The GEometry of Wonder series
The Geometry of Wonder I
This collection reaches a deeper form of visual and symbolic maturity. My artistic language, through this minimalist collection, becomes both more refined and more meaningful.
The lines are intentionally raw and textured, with an almost organic graininess reminiscent of paper, printing grain, or even a retro aesthetic akin to editorial illustration or risograph printing.
Another defining element of this collection's style is the integration of typography title into the images. Letters and words are superimposed on the portraits like fragments of language from a parallel culture.
In short, this style could be defined as a form of calm, meditative surrealism, where the cosmos is not above us, but within us. Where each landscape is an inner state. Where each figure is a question without an answer. Where visual simplicity becomes a vehicle for profound and universal emotions.
It is the art of the threshold, of the in-between, where each image seems to be a moment of transition; between what we are, and what we could become.
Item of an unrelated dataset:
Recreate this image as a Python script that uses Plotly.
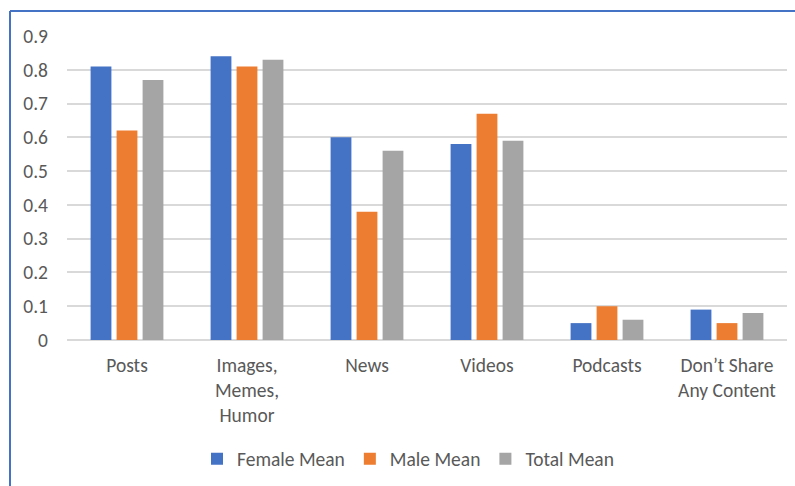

The Geometry of Wonder I Portfolio
The Geometry of Wonder II
This collection is the continuation of my artistic work developing an esoteric and introspective aesthetic, where each figure appears as a fragment of an archetype from an inner world.
This collection's artistic style is an esoteric, minimalist, and introspective surrealism, where figures become living symbols and each image acts as a visual ritual, a gateway to an inner world of gentleness, mystery, and light.
The surrealism here is calm, muted, almost ceremonial. Bodies float, sit, curl up, and meditate. They participate in a silent ritual; each posture is a coded gesture, a discreet invocation.
The characters are often alone, centered, isolated in a cosmic or monochrome space. This solitude is not sad: it is initiatory, turned inward. One has the impression of witnessing moments of intimate revelation, as if each being were receiving or transmitting a secret.
The forms are simple, almost childlike, but this simplicity acts as a ritualistic stripping away. Each element is a pure symbol, reduced to its essence: a star, an eye, a crown, a gesture. This minimalism reinforces the archetypal dimension of the figures.
The saturated colors create a paradoxical atmosphere: luminous yet introspective, joyful yet meditative, pop yet sacred. They evoke naive frescoes, divination cards, and reinvented icons.